A scholarship in Lu's honor was set up at BU and has already received more than $560,000 in funding. On Monday evening the university will conduct a memorial service for Lu.

Guo Shuang, a Chinese student at BU who represents the university's Chinese Scholars and Students Association, said she felt relieved and safe after news that the second suspect, 19-year-old Dzhokhar Tsarnaev, had been captured.

"Finally, the tragedy is over. That's what we've been waiting for the entire week," she said.

Guo and her classmates were surprised at the quick response from the Chinese consulate in New York to the blasts.

"The day after the blasts, consular officials called me and asked about the Chinese victims and said they were on their way to help," the student said.

"The tragedy brought us together - close and strong. Chinese students from Boston University and even other schools and cities have worked to help the victims and their families."
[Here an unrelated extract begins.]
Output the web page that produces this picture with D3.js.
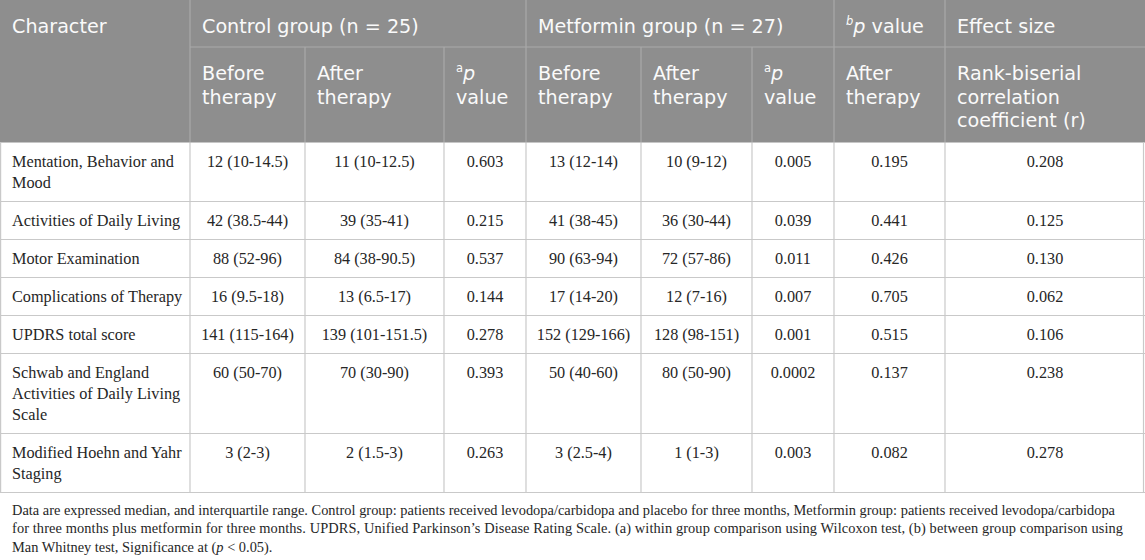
<!DOCTYPE html>
<html><head><meta charset="utf-8">
<script src="https://cdn.jsdelivr.net/npm/d3@7"></script>
<style>body{margin:0;background:#fff;overflow:hidden}</style>
</head><body><svg id="c" width="1145" height="560"></svg>
<script>
// ---------- data ----------
const characters = [
  "Mentation, Behavior and Mood",
  "Activities of Daily Living",
  "Motor Examination",
  "Complications of Therapy",
  "UPDRS total score",
  "Schwab and England Activities of Daily Living Scale",
  "Modified Hoehn and Yahr Staging"
];
const controlBefore = ["12 (10-14.5)","42 (38.5-44)","88 (52-96)","16 (9.5-18)","141 (115-164)","60 (50-70)","3 (2-3)"];
const controlAfter  = ["11 (10-12.5)","39 (35-41)","84 (38-90.5)","13 (6.5-17)","139 (101-151.5)","70 (30-90)","2 (1.5-3)"];
const controlP      = ["0.603","0.215","0.537","0.144","0.278","0.393","0.263"];
const metforminBefore = ["13 (12-14)","41 (38-45)","90 (63-94)","17 (14-20)","152 (129-166)","50 (40-60)","3 (2.5-4)"];
const metforminAfter  = ["10 (9-12)","36 (30-44)","72 (57-86)","12 (7-16)","128 (98-151)","80 (50-90)","1 (1-3)"];
const metforminP      = ["0.005","0.039","0.011","0.007","0.001","0.0002","0.003"];
const betweenP        = ["0.195","0.441","0.426","0.705","0.515","0.137","0.082"];
const effectR         = ["0.208","0.125","0.130","0.062","0.106","0.238","0.278"];

const columnKeys = ["character","cBefore","cAfter","cP","mBefore","mAfter","mP","bP","r"];
const groupHeaders = [
  {label:[[{t:"Character"}]], from:"character"},
  {label:[[{t:"Control group (n = 25)"}]], from:"cBefore"},
  {label:[[{t:"Metformin group (n = 27)"}]], from:"mBefore"},
  {label:[[{t:"b",sup:true,it:true},{t:"p",it:true},{t:" value"}]], from:"bP"},
  {label:[[{t:"Effect size"}]], from:"r"}
];
const subHeaders = [
  {col:"cBefore", label:[[{t:"Before"}],[{t:"therapy"}]]},
  {col:"cAfter",  label:[[{t:"After"}],[{t:"therapy"}]]},
  {col:"cP",      label:[[{t:"a",sup:true},{t:"p",it:true}],[{t:"value"}]]},
  {col:"mBefore", label:[[{t:"Before"}],[{t:"therapy"}]]},
  {col:"mAfter",  label:[[{t:"After"}],[{t:"therapy"}]]},
  {col:"mP",      label:[[{t:"a",sup:true},{t:"p",it:true}],[{t:"value"}]]},
  {col:"bP",      label:[[{t:"After"}],[{t:"therapy"}]]},
  {col:"r",       label:[[{t:"Rank-biserial"}],[{t:"correlation"}],[{t:"coefficient (r)"}]]}
];
const footnoteLines = [
  [{t:"Data are expressed median, and interquartile range. Control group: patients received levodopa/carbidopa and placebo for three months, Metformin group: patients received levodopa/carbidopa"}],
  [{t:"for three months plus metformin for three months. UPDRS, Unified Parkinson\u2019s Disease Rating Scale. (a) within group comparison using Wilcoxon test, (b) between group comparison using"}],
  [{t:"Man Whitney test, Significance at ("},{t:"p",it:true},{t:" < 0.05)."}]
];

// ---------- layout ----------
const W = 1145;
const svg = d3.select("#c");
const colX = d3.scaleOrdinal().domain(columnKeys).range([0,190,305,444,526,641,752,834,945]);
const colR = k => { const i = columnKeys.indexOf(k); return i === columnKeys.length-1 ? W : colX(columnKeys[i+1]); };

const headFont = "'DejaVu Sans', Verdana, sans-serif";
const bodyFont = "'Liberation Serif', 'Times New Roman', serif";
const headBg = "#8e8e8e", headLine = "#a9a9a9", bodyLine = "#c9c9c9", bodyText = "#262626";
const h1 = 47, hTotal = 142.5;
const pad = 12;

function fitSize(font, str, target){
  const t = svg.append("text").attr("font-family",font).attr("font-size",20).text(str);
  const w = t.node().getComputedTextLength(); t.remove();
  return 20*target/w;
}
const headSize = fitSize(headFont, "Control group (n = 25)", 217);
const bodySize = fitSize(bodyFont, "Mentation, Behavior and", 162);

function rich(sel, segs, size){
  let raised = false;
  segs.forEach(s => {
    const ts = sel.append("tspan").text(s.t);
    if (s.it) ts.attr("font-style","italic");
    if (s.sup) { ts.attr("font-size", size*0.6); if(!raised){ ts.attr("dy", -size*0.4); raised = true; } }
    else if (raised) { ts.attr("dy", size*0.4); raised = false; }
  });
}

// header background
svg.append("rect").attr("x",0).attr("y",0).attr("width",W).attr("height",hTotal).attr("fill",headBg);

// header lines
const hl = svg.append("g").attr("stroke",headLine).attr("stroke-width",1.2);
hl.append("line").attr("x1",colX("cBefore")).attr("x2",W).attr("y1",h1).attr("y2",h1);
groupHeaders.slice(1).forEach(g => hl.append("line").attr("x1",colX(g.from)).attr("x2",colX(g.from)).attr("y1",0).attr("y2",hTotal));
subHeaders.forEach(s => {
  if (!groupHeaders.some(g => g.from === s.col))
    hl.append("line").attr("x1",colX(s.col)).attr("x2",colX(s.col)).attr("y1",h1).attr("y2",hTotal);
});

// header text
const hg = svg.append("g").attr("font-family",headFont).attr("font-size",headSize).attr("fill","#fafafa");
groupHeaders.forEach(g => {
  g.label.forEach((ln,i) => {
    const t = hg.append("text").attr("x",colX(g.from)+pad).attr("y",33+i*23.5);
    rich(t, ln, headSize);
  });
});
subHeaders.forEach(s => {
  s.label.forEach((ln,i) => {
    const t = hg.append("text").attr("x",colX(s.col)+pad).attr("y",80+i*23.5);
    rich(t, ln, headSize);
  });
});

// wrap character names
const meas = svg.append("text").attr("font-family",bodyFont).attr("font-size",bodySize);
function wrap(str, maxW){
  const words = str.split(" "); const lines=[]; let cur="";
  words.forEach(w => {
    const test = cur ? cur+" "+w : w;
    meas.text(test);
    if (meas.node().getComputedTextLength() > maxW && cur){ lines.push(cur); cur=w; } else cur=test;
  });
  lines.push(cur); return lines;
}
const wrapped = characters.map(c => wrap(c, 172));
meas.remove();

const lineH = 21, rowPad = 17;
const heights = wrapped.map(l => rowPad + lineH*l.length);
const tops = [hTotal, ...d3.cumsum(heights).map(v => hTotal+v)];
const bottom = tops[tops.length-1];

const rows = characters.map((c,i) => ({
  lines: wrapped[i], top: tops[i], h: heights[i],
  cells: {cBefore:controlBefore[i], cAfter:controlAfter[i], cP:controlP[i], mBefore:metforminBefore[i],
          mAfter:metforminAfter[i], mP:metforminP[i], bP:betweenP[i], r:effectR[i]}
}));

// body grid
const bl = svg.append("g").attr("stroke",bodyLine).attr("stroke-width",1.2);
rows.forEach(r => bl.append("line").attr("x1",0).attr("x2",W).attr("y1",r.top+r.h).attr("y2",r.top+r.h));
columnKeys.forEach(k => { const x = colX(k)+(k==="character"?0.6:0);
  bl.append("line").attr("x1",x).attr("x2",x).attr("y1",hTotal).attr("y2",bottom); });
bl.append("line").attr("x1",W-1.5).attr("x2",W-1.5).attr("y1",hTotal).attr("y2",bottom);

// body text
const g = svg.append("g").attr("font-family",bodyFont).attr("font-size",bodySize).attr("fill",bodyText);
rows.forEach(r => {
  const ch = g.append("text").attr("x",colX("character")+pad);
  const first = r.top + r.h/2 - (r.lines.length-1)*lineH/2 + 5.5;
  r.lines.forEach((ln,i) => ch.append("tspan").attr("x",colX("character")+pad).attr("y",first+i*lineH).text(ln));
  columnKeys.slice(1).forEach(k => {
    g.append("text").attr("x",(colX(k)+colR(k))/2).attr("y",r.top+24.5)
      .attr("text-anchor","middle").text(r.cells[k]);
  });
});

// footnote
const fg = svg.append("g").attr("font-family",bodyFont).attr("fill",bodyText);
const fSize = fitSize(bodyFont, footnoteLines[0][0].t, 1103);
const fTargets = [1103, 1111, null];
footnoteLines.forEach((ln,i) => {
  const t = fg.append("text").attr("x",12).attr("y",bottom+22+i*18.5).attr("font-size",fSize);
  rich(t, ln, fSize);
  if (fTargets[i]) t.attr("textLength", fTargets[i]).attr("lengthAdjust","spacing");
});
</script></body></html>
Police took the younger Tsarnaev into custody near the end of a day in which the other suspect - his 26-year-old brother - was killed in a confrontation with police. The suspect was found hiding inside a boat stored in the backyard of a house in the Boston suburb of Watertown, Massachusetts, after a manhunt that had led police to ask residents to stay indoors for their safety.

"News that the suspect has been brought to justice cannot make up for Lu's family's loss, but it may bring them some comfort," said Cui.

The Tsarnaev brothers are ethnic Chechens - one from Kyrgyzstan in Central Asia, the other from Russia's restive region of Dagestan in the Caucasus Mountains. Their family was granted political asylum in the US in 2002.

On Sunday, federal prosecutors were preparing criminal charges against Dzhokhar Tsarnaev. He was seriously wounded, probably in the same standoff in which his brother was killed, and has been unable to speak since being captured and transported to Boston's Beth Israel Deaconess Medical Center.

The suspect, who is in the hospital's intensive-care unit, was awake and responding in writing to questions from authorities, several US news outlets reported. Tsarnaev was being treated for a gunshot in the mouth that exited the back of his neck, Boston Police Commissioner Ed Davis told CBS' 60 Minutes in an interview.